2023.05.12 まちづくり・地域づくり
第3回 持続発展可能なまちづくりを実現する「活動人口」②~自分たちのまちは、自分たちでつくる~
(3)STEP3:価値共創が生まれるまちづくり
【偶然が起こる機会の創出、場の形成】
STEP3:価値共創が生まれるまちづくりでは、偶然が起こる機会の創出、場の形成を提案する。ここまでのSTEPで、「量」から「質」へのマインドセット、地域で価値を創出するための人的資本の呼び込みを提案した。このアクターたちの営みが資源統合されることによって価値共創が起こっていくことは前述のとおりである。多様なアクターをまちに呼び込んだだけでは、偶然、価値共創が起きることを待つしかない。この価値共創を誘発するのは偶発性である。行政としてできることは、この偶然が起こる機会の創出、場の形成である。
鎌倉市は、鎌倉リビングラボ、ファブラボ鎌倉にて大学と連携し、住民、企業との価値共創の場をつくり、熱海市はリノベーションまちづくりにて、地域内外のアクターの価値共創の場をつくっている。地域課題解決に向けた実証実験の実施なども有効であろう。これら住民と地域外のアクター同士の共創は、神山町、上勝町、海士町などにも見られ、過疎地域型にも有効であると考えられる。
また、流山市や戸田市では、既存住民と新住民間での価値共創を起こすため、住民主体の新たなイベント開催などの支援をしている。住民同士が協働しイベントをつくり上げる過程で価値共創が起こり、自分ごと化した人々が増え、活動人口につながっていく事例である。
このように、偶然起こる価値創出の機会や場を行政が意識的につくっていくことが、価値共創を発生させ、活動人口の創出につながっていくだろう。
持続発展可能なまちづくりには、絶え間ない変化と新たな価値の創出が必要である。そのためには、そのまちに住まう人々、そして、そのまちに関わる人々がアクターとなり価値を共創していくことが重要である。
(4)STEP4:自分ごと化、当事者意識が芽生えるまちづくり
【アクターが輝ける余白・機会の創出】
STEP4:自分ごと化、当事者意識が芽生えるまちづくりでは、アクターが輝ける余白・機会の創出を提案する。STEP3:価値共創のプロセスの中で、住民はシビックプライドが醸成され、関係人口などのまちに関わるアクターはエンゲージメントが高まる。これらの事象により、当事者意識を持ち、まちが自分ごと化され、それぞれの人口は活動人口としてさらに活躍していくのである。
では、この当事者意識、「自分たちのまちは自分たちの手でつくるんだ」という自分ごと化は、どのようにして生まれるのか、そして行政は、どのようにしてこのような人々を増やしていけるのだろうか。ここでは、シビックプライドとエンゲージメントをキーとした。

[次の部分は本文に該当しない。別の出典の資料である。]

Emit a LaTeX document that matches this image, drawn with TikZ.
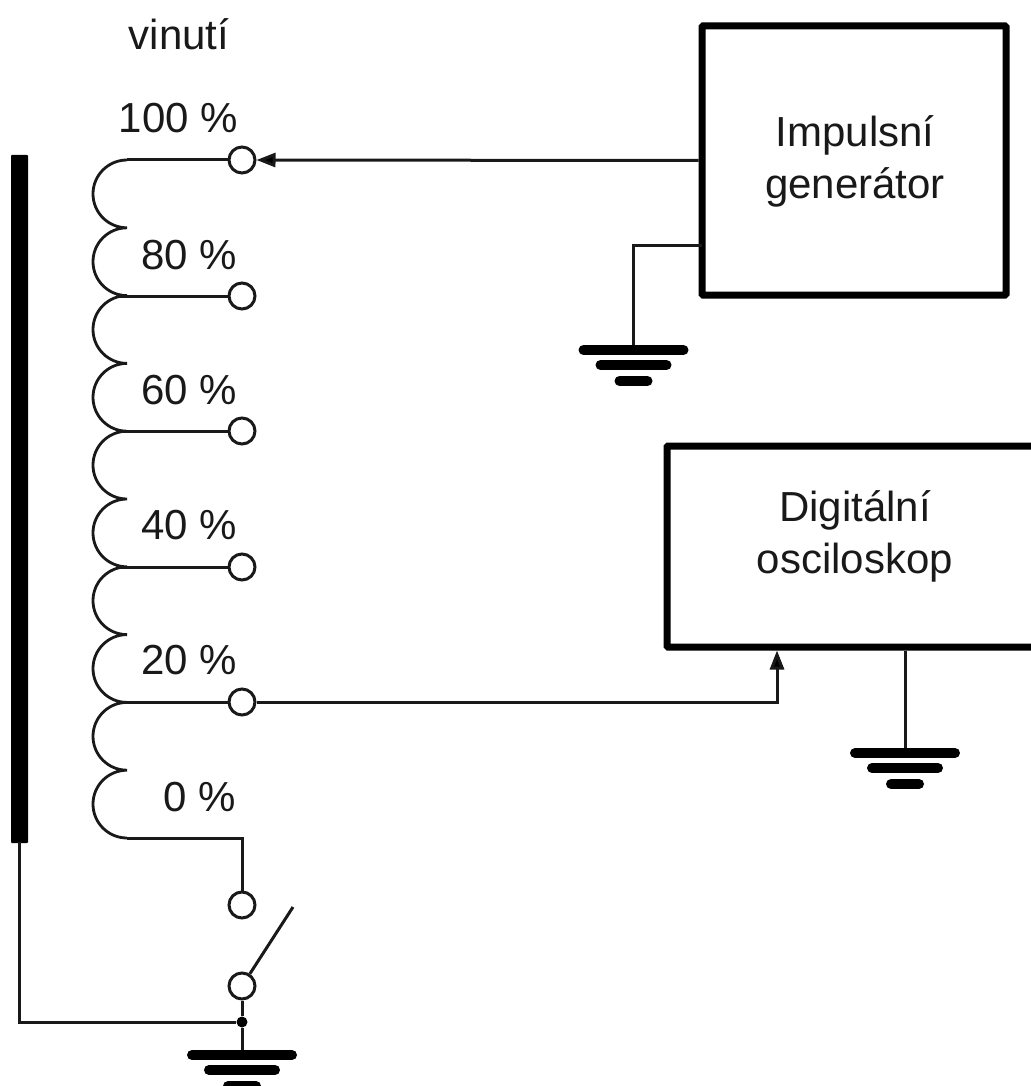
\documentclass[tikz,border=0pt]{standalone}
\usepackage{fontspec}
\setmainfont{Liberation Sans}
\usetikzlibrary{arrows.meta}
\tikzset{
  wire/.style={line width=3pt,draw=black!90},
  arrowwire/.style={wire,-{Triangle[length=19pt,width=14pt,fill=black]}},
  blockbox/.style={draw=black,line width=7pt,rounded corners=1pt,fill=none,inner sep=0pt,minimum width=#1},
  term/.style={circle,draw=black!90,line width=3pt,fill=white,minimum size=26pt,inner sep=0pt},
  lbl/.style={font=\fontsize{42}{52}\selectfont,inner sep=0pt,align=center,text=black!90},
  bar/.style={line width=10pt,line cap=round,draw=black},
  dotnode/.style={circle,fill=black,minimum size=11pt,inner sep=0pt},
}
\newcommand{\earth}[2]{%
  \draw[bar] (#1-50,#2) -- (#1+50,#2);
  \draw[bar] (#1-33,#2+15) -- (#1+33,#2+15);
  \draw[bar] (#1-14,#2+31) -- (#1+14,#2+31);
}
\begin{document}
\begin{tikzpicture}[x=1pt,y=-1pt]
\useasboundingbox (0,0) rectangle (1030,1086);
% core
\fill[black,rounded corners=1pt] (11,155) rectangle (28,843);
\coordinate (coreb) at (19.5,842);
% coil
\draw[wire,line width=2.8pt] (127,160)
  \foreach \i in {1,...,10} { arc[start angle=90,end angle=270,x radius=34,y radius=-33.9] };
\foreach \n/\y/\x in {a/160/127,b/296/118,c/431/118,d/567/118,e/702/118}{
  \node[term] (\n) at (242,\y) {};
  \coordinate (\n l) at (\x,\y);
  \draw[wire] (\n l) -- (\n);
}
\coordinate (fl) at (127,838);
\coordinate (fc) at (242,838);
\node[term] (f) at (242,905) {};
\node[term] (g) at (242,986) {};
\draw[wire] (fl) -- (fc) -- (f);
\coordinate (sw) at (293,907);
\draw[wire,line cap=butt] (g) -- (sw);
\node[dotnode] (j) at (242,1022) {};
\coordinate (g1) at (242,1055);
\draw[wire] (g) -- (j) -- (g1);
\draw[wire] (coreb) -- (19.5,1022) -- (j);
\earth{242}{1055}
% labels
\node[lbl] (t0) at (179,34) {vinutí};
\node[lbl] (t1) at (178.5,118) {100 \%};
\node[lbl] (t2) at (189,255) {80 \%};
\node[lbl] (t3) at (189,390) {60 \%};
\node[lbl] (t4) at (189,525) {40 \%};
\node[lbl] (t5) at (189,660) {20 \%};
\node[lbl] (t6) at (200,797) {0 \%};
% generator
\node[blockbox=304pt,minimum height=269pt] (gen) at (854,160.5) {};
\node[lbl] (gent) at (855,161) {Impulsní\\generátor};
\draw[arrowwire] (gen.west) -- (a);
\coordinate (g2t) at (633.5,245);
\coordinate (g2) at (633.5,350);
\draw[wire] (702,245) -- (g2t) -- (g2);
\earth{633.5}{350}
% oscilloscope
\node[blockbox=376pt,minimum height=201pt] (osc) at (855,546.5) {};
\node[lbl] (osct) at (855,536) {Digitální\\osciloskop};
\coordinate (oc) at (777,702);
\draw[arrowwire] (e) -- (oc) -- (oc |- osc.south);
\coordinate (g3) at (905,753);
\draw[wire] (g3 |- osc.south) -- (g3);
\earth{905}{753}
\end{tikzpicture}
\end{document}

上勝町では、「1Q運動会」を通して、地域の課題と向き合い、企画から実行まで住民が行うという機会によって、まちづくりが自分ごと化していった。また、熱海市では、リノベーションまちづくりという形で地域の課題解決に向けて地域内外のアクターがまちについて考えた。その結果、住民は自分のまちについて考え、自分たちのまちを自分たちの手で何とかするんだという、シビックプライドが芽生えていった。
また、神戸市では、副業・兼業人材活用事業を行い、地域の事業所に地域外の人材に副業・兼業してもらうことで地域企業の支援となることはもちろん、地域外の人材にとっては、「数日、企業さんで働いたことで、神戸が自分のまちになりました」というように、エンゲージメントが高まり、その地域を自分ごと化するようになっている。
このように、アクターが活躍できる「余白」を残すこともポイントである。今までは誰かがやってくれるだろうと自分ごとではなかったが、実際にその地域と関わり、活動することで自身の活躍の場ともなり、自己実現の場ともなるだろう。地域住民はシビックプライドが高まり、地域外人材はエンゲージメントが高まることで、まちを自分ごと化している。
行政は今までルールをつくり、インフラを整え、まちをマネジメントしてきた。それ自体が悪いことではなく、これまでの経済発展において、行政の役割であったと考える。
しかし、これからは「ファシリテーション(facilitation)」という役割を担うべきである。まちづくりにおいては、すべてのアクターが主体である。その中には行政も入っており、まちづくりをすべて住民に委ねるわけではない。しかし、行政がすべてを決めてマネジメントする時代は終わったのだ。これからは、主役である住民が輝ける、そんなまちづくりの「ファシリテーター」としての役割が求められる。